======== Data shown ========

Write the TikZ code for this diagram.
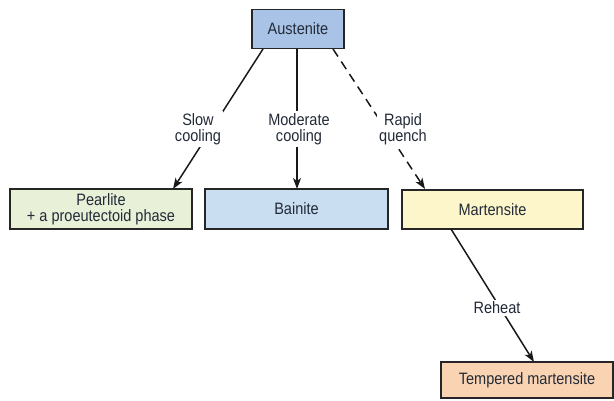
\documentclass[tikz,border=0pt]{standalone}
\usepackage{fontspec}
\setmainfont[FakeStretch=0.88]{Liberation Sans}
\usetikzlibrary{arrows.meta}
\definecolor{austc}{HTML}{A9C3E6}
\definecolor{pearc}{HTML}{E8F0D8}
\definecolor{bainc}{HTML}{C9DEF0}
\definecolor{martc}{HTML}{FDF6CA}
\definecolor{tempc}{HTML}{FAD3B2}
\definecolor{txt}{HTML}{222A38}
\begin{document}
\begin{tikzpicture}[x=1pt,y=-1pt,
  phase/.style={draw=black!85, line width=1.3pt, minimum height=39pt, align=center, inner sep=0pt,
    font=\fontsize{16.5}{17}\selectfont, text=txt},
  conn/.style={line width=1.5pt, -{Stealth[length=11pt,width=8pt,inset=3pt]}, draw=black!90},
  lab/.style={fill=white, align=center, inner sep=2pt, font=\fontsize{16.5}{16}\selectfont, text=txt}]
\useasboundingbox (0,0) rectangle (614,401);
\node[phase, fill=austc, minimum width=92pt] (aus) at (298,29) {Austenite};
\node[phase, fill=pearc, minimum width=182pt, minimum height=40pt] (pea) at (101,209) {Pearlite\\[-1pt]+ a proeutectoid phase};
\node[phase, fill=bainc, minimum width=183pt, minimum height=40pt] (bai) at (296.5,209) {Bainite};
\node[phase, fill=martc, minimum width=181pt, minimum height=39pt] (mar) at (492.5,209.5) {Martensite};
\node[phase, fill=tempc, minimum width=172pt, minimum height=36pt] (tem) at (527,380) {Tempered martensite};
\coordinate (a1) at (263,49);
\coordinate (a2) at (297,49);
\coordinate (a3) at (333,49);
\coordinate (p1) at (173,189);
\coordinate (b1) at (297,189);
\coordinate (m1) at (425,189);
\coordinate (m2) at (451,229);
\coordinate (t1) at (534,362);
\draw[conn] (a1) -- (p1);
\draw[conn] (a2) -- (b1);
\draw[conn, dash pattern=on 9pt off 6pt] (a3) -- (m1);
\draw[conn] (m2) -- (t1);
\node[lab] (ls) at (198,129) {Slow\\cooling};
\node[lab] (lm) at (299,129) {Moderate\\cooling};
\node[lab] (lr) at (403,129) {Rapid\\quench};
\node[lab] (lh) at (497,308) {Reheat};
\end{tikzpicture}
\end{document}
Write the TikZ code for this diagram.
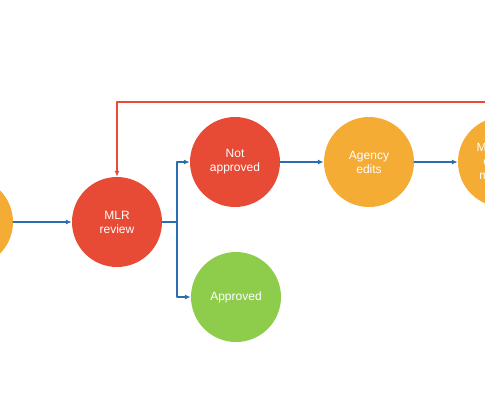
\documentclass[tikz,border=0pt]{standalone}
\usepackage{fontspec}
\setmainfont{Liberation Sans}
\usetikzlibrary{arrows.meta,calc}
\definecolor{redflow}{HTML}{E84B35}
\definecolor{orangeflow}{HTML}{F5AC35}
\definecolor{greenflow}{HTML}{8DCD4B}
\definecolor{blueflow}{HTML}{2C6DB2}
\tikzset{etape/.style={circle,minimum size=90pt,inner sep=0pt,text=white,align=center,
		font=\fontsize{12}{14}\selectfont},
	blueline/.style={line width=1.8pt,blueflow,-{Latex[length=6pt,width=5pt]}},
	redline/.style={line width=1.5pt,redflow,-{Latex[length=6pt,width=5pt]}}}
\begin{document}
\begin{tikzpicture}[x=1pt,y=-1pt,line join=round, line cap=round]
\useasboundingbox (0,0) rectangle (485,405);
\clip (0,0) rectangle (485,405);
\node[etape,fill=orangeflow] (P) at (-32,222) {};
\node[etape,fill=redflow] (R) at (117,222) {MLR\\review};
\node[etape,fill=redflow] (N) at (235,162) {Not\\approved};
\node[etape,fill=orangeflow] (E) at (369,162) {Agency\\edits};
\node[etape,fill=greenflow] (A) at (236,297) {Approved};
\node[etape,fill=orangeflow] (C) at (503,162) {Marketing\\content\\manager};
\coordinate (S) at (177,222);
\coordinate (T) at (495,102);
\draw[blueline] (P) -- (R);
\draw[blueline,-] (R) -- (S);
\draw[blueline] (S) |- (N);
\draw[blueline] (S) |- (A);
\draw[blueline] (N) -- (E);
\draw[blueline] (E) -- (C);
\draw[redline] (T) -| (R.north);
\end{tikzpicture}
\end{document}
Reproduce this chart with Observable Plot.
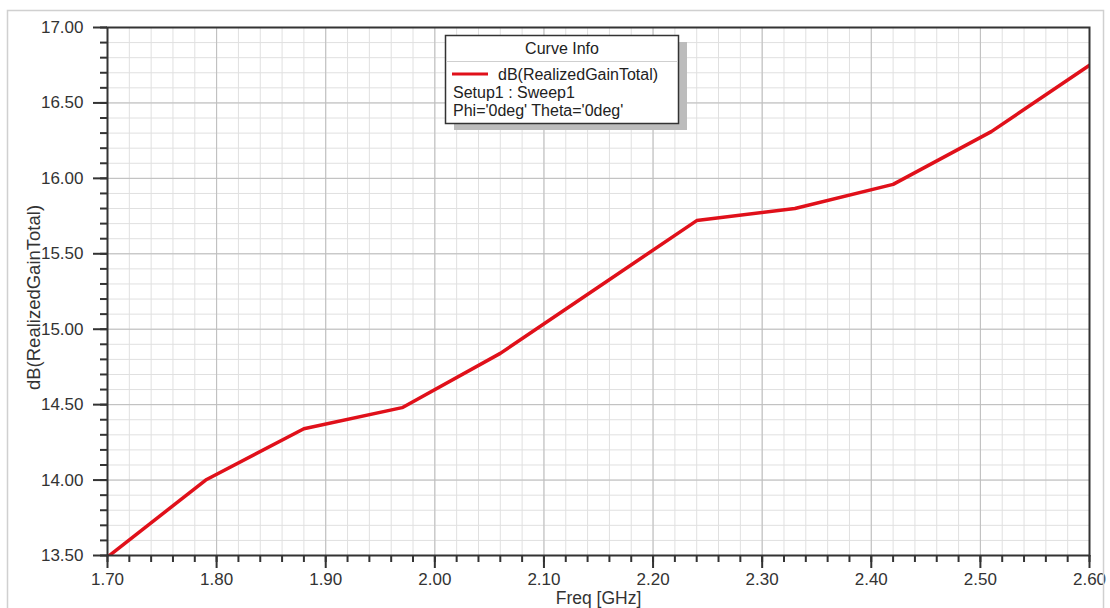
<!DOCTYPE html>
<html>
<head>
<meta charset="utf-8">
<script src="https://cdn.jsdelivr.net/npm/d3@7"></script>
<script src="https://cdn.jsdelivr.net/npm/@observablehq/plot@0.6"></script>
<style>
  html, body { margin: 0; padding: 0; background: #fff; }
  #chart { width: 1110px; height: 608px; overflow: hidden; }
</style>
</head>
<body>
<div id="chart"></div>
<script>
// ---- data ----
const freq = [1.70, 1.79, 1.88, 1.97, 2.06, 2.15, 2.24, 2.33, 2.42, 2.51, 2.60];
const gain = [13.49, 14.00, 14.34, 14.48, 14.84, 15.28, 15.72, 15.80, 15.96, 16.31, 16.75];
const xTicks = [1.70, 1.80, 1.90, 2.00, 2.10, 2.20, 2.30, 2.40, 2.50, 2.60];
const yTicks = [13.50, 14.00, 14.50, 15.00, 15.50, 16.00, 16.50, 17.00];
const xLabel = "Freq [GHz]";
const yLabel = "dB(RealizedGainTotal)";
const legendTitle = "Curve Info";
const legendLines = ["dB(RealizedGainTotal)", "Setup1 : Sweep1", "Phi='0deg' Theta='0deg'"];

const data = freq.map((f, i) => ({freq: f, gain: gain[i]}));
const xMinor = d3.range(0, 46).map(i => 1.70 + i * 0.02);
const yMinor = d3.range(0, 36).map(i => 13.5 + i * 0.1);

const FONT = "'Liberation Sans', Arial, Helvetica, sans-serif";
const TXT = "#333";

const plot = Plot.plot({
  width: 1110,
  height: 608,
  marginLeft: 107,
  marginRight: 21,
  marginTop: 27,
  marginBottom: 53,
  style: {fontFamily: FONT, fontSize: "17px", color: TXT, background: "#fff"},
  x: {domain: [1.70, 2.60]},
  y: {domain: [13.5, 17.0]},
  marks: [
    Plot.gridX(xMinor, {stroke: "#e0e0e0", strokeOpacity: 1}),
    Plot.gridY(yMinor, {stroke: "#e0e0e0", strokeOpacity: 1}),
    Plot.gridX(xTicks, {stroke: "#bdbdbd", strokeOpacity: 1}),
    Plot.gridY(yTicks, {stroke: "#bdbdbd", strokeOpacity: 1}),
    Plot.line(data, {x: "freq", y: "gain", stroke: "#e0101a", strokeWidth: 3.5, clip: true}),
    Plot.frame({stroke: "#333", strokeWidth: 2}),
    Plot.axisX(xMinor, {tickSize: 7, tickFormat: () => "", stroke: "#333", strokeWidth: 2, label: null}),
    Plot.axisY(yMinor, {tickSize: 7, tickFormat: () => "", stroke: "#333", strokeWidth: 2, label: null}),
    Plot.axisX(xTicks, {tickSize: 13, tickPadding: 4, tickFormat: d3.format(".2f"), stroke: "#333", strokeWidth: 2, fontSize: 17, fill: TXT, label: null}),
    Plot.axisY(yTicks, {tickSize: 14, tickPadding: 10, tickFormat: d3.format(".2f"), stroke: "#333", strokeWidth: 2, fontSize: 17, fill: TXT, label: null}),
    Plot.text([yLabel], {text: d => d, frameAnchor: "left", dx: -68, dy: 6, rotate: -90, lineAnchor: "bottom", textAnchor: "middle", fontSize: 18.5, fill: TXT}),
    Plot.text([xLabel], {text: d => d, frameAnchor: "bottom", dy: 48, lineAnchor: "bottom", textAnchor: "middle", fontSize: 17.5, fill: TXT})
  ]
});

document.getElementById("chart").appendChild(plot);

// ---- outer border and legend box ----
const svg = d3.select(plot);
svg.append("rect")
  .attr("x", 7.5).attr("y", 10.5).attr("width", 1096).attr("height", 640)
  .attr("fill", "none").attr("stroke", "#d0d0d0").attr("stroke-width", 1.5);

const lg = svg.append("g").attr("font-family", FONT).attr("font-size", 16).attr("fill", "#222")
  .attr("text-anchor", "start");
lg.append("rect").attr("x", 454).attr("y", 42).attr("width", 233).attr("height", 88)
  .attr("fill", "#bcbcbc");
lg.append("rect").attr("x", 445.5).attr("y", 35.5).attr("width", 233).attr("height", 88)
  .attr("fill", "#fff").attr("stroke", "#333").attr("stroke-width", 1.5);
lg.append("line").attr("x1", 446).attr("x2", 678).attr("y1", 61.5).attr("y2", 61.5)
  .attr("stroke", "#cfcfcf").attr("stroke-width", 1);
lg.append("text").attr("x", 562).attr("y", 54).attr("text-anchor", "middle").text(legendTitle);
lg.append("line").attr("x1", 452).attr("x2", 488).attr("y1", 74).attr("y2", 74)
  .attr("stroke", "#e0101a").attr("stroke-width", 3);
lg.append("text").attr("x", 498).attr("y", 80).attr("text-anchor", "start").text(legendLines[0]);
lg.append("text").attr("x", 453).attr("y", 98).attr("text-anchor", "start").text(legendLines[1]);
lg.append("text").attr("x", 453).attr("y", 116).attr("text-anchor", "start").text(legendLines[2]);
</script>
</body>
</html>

========

What to work on - Look through the material and say how many lines hold "chart". Give the number only.

Answer - 4